Repeat the data word for word. Do not include the pictures.
-------- DATA PROVIDED
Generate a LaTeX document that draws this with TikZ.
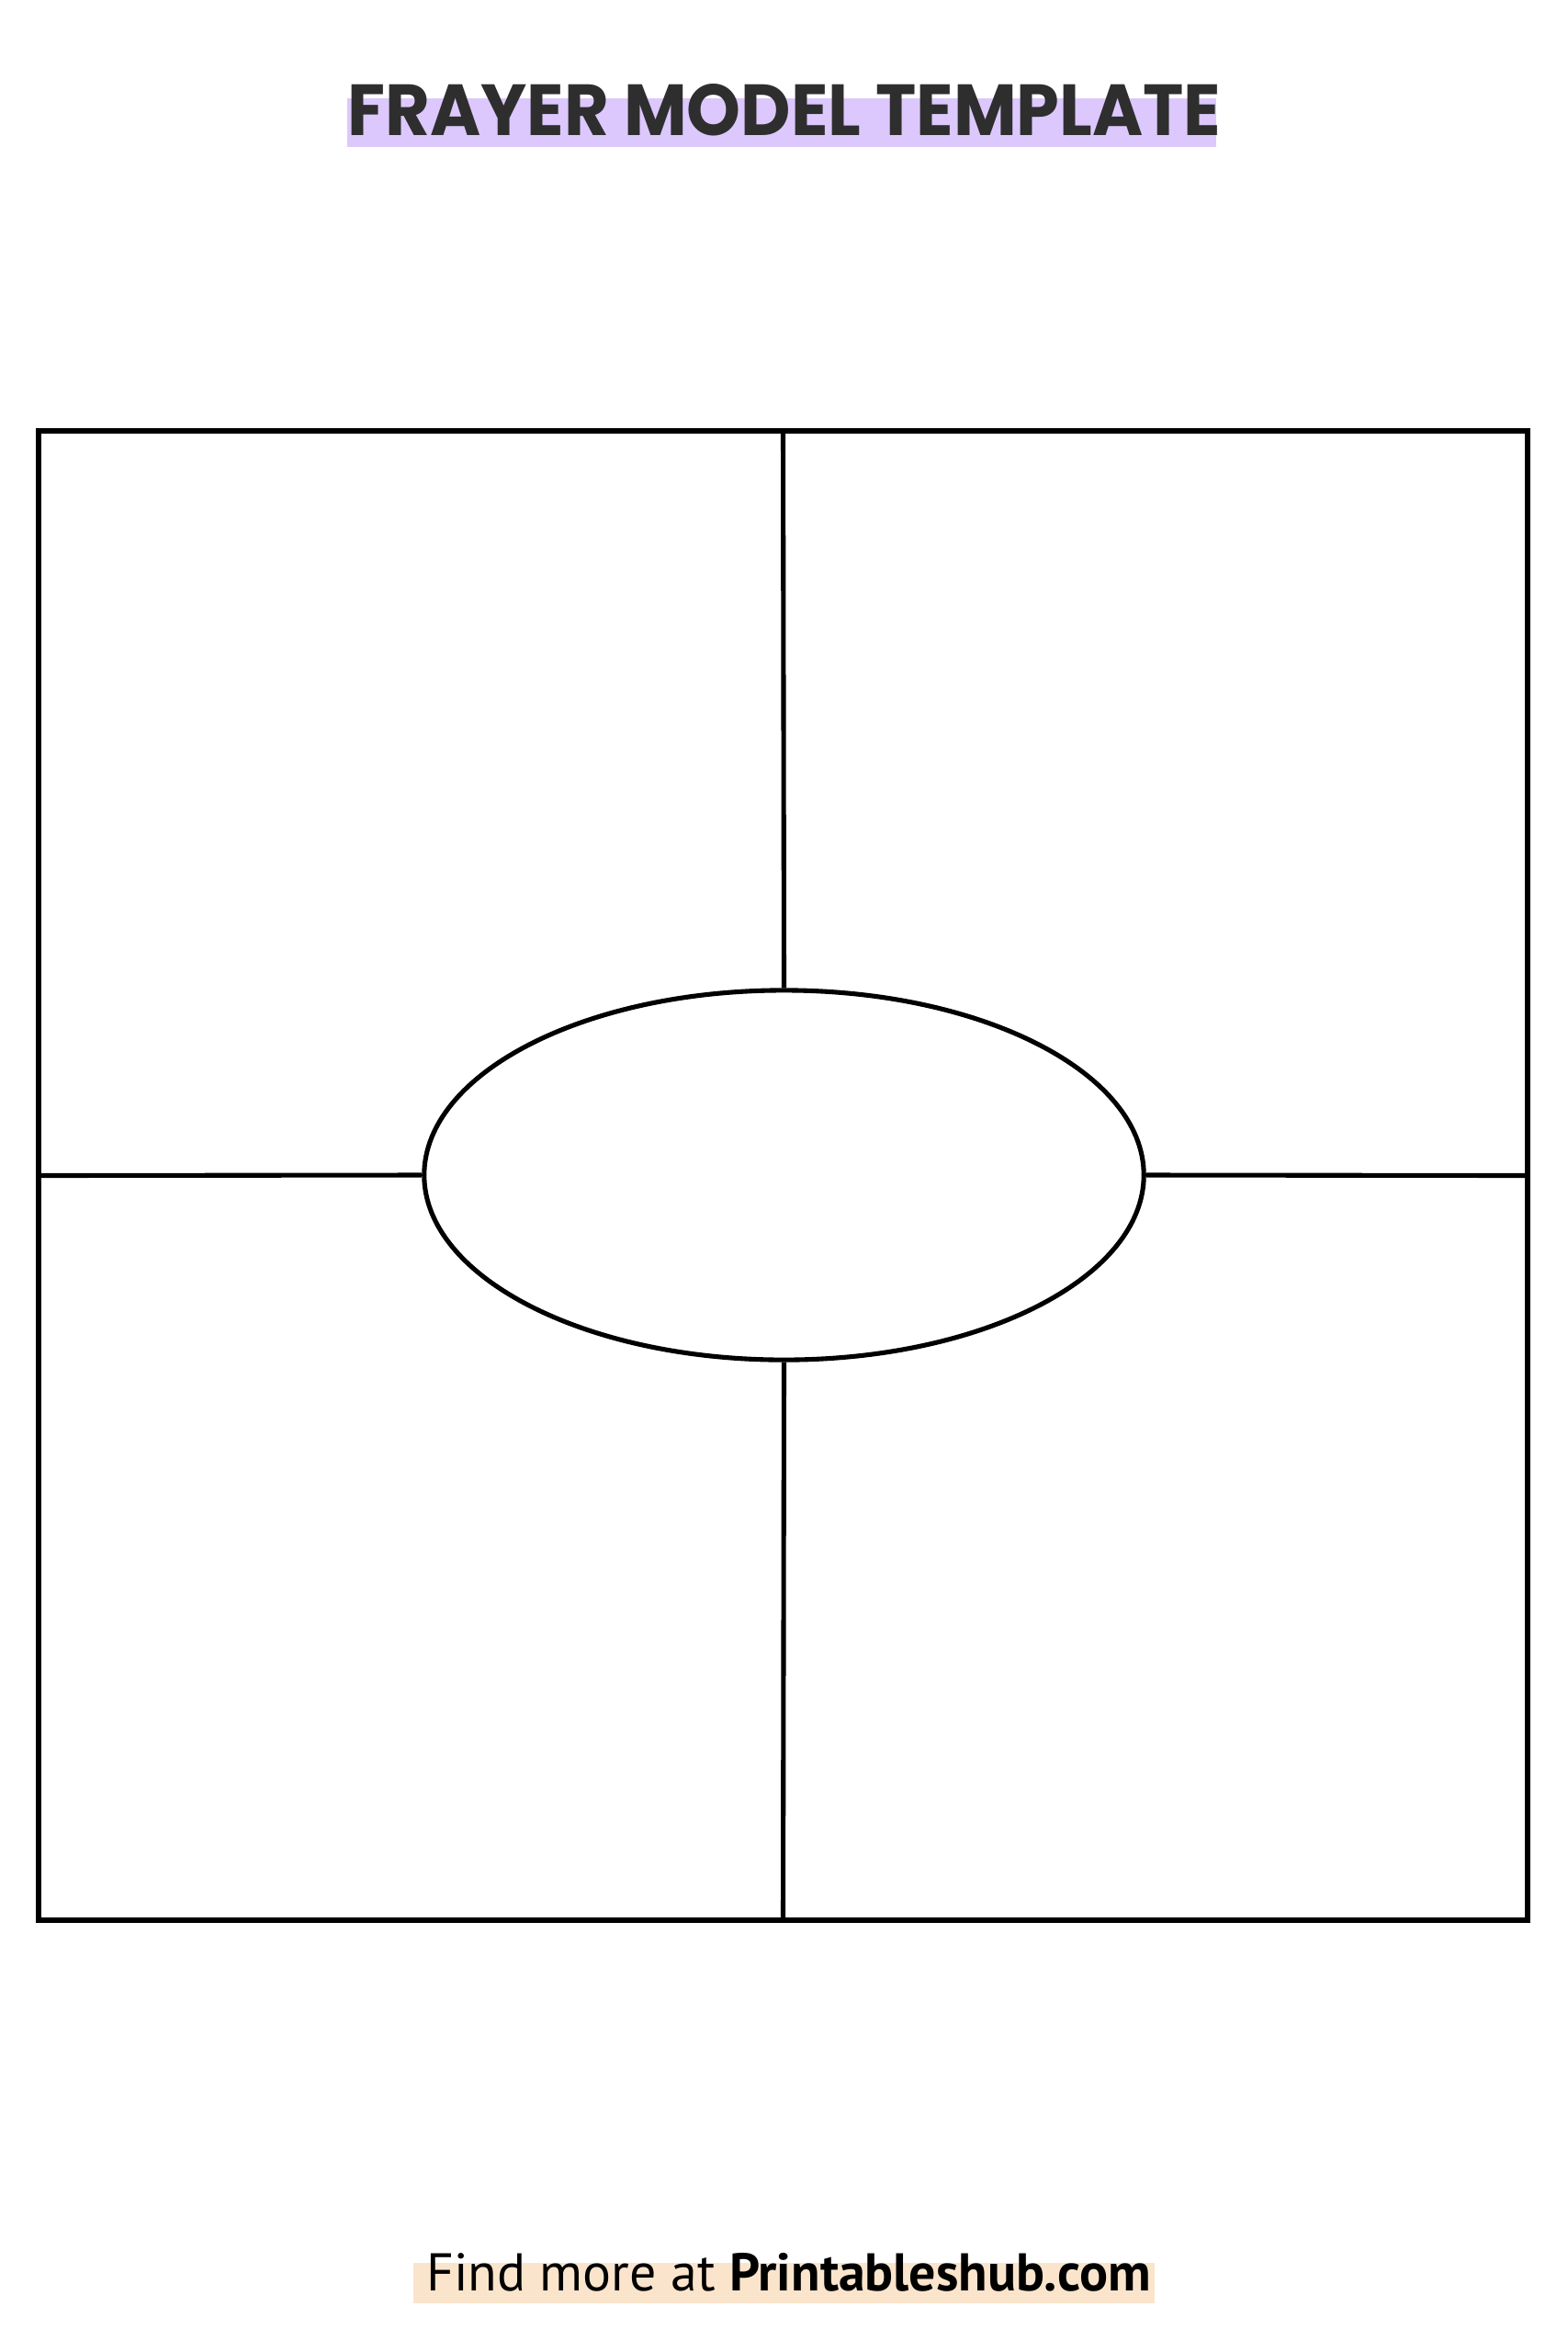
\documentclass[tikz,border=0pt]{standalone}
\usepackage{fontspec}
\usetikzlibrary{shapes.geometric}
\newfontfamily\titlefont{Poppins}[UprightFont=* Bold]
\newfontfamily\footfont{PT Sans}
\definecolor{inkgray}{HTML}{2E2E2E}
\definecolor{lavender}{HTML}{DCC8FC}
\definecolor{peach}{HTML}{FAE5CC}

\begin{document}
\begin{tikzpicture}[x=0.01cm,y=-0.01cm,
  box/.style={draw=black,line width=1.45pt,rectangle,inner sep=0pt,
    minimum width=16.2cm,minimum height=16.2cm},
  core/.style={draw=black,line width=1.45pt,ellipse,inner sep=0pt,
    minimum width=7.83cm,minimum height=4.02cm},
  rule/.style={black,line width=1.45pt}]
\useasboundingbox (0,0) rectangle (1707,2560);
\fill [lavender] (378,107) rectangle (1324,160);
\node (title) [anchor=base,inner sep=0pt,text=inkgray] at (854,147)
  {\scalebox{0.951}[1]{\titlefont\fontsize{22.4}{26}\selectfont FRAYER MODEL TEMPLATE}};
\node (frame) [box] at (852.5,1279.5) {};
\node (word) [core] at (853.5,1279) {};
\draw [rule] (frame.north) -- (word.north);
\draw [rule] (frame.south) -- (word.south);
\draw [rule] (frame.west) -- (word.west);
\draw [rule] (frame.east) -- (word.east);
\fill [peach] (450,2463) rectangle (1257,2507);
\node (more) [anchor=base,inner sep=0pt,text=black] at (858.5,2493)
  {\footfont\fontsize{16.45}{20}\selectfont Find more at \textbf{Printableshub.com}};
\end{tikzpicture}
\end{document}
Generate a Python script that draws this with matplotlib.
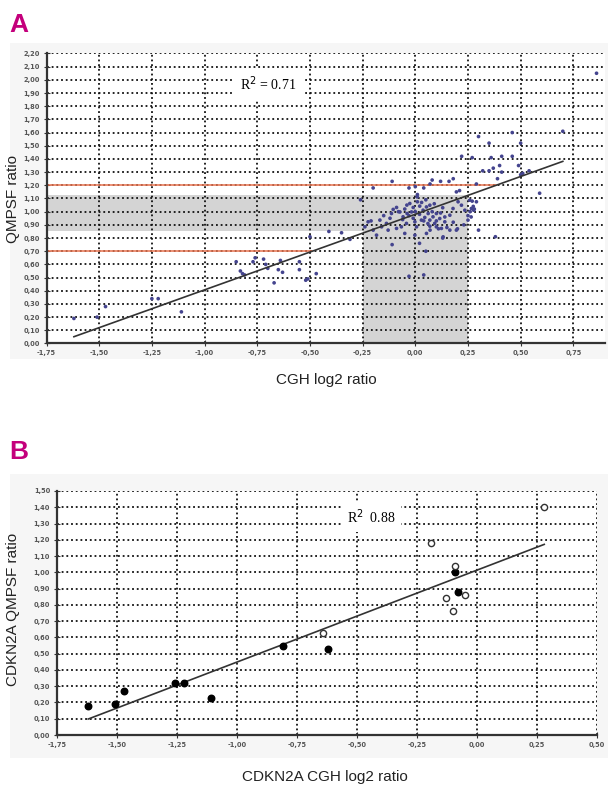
----------------
__TASK ANSWER__
Generate a LaTeX document that draws this with TikZ.
\documentclass[tikz,border=0pt]{standalone}
\usepackage{fontspec}
\usetikzlibrary{shapes.geometric}
\newfontfamily\titlefont{Poppins}[UprightFont=* Bold]
\newfontfamily\footfont{PT Sans}
\definecolor{inkgray}{HTML}{2E2E2E}
\definecolor{lavender}{HTML}{DCC8FC}
\definecolor{peach}{HTML}{FAE5CC}

\begin{document}
\begin{tikzpicture}[x=0.01cm,y=-0.01cm,
  box/.style={draw=black,line width=1.45pt,rectangle,inner sep=0pt,
    minimum width=16.2cm,minimum height=16.2cm},
  core/.style={draw=black,line width=1.45pt,ellipse,inner sep=0pt,
    minimum width=7.83cm,minimum height=4.02cm},
  rule/.style={black,line width=1.45pt}]
\useasboundingbox (0,0) rectangle (1707,2560);
\fill [lavender] (378,107) rectangle (1324,160);
\node (title) [anchor=base,inner sep=0pt,text=inkgray] at (854,147)
  {\scalebox{0.951}[1]{\titlefont\fontsize{22.4}{26}\selectfont FRAYER MODEL TEMPLATE}};
\node (frame) [box] at (852.5,1279.5) {};
\node (word) [core] at (853.5,1279) {};
\draw [rule] (frame.north) -- (word.north);
\draw [rule] (frame.south) -- (word.south);
\draw [rule] (frame.west) -- (word.west);
\draw [rule] (frame.east) -- (word.east);
\fill [peach] (450,2463) rectangle (1257,2507);
\node (more) [anchor=base,inner sep=0pt,text=black] at (858.5,2493)
  {\footfont\fontsize{16.45}{20}\selectfont Find more at \textbf{Printableshub.com}};
\end{tikzpicture}
\end{document}
Generate a Python script that draws this with matplotlib.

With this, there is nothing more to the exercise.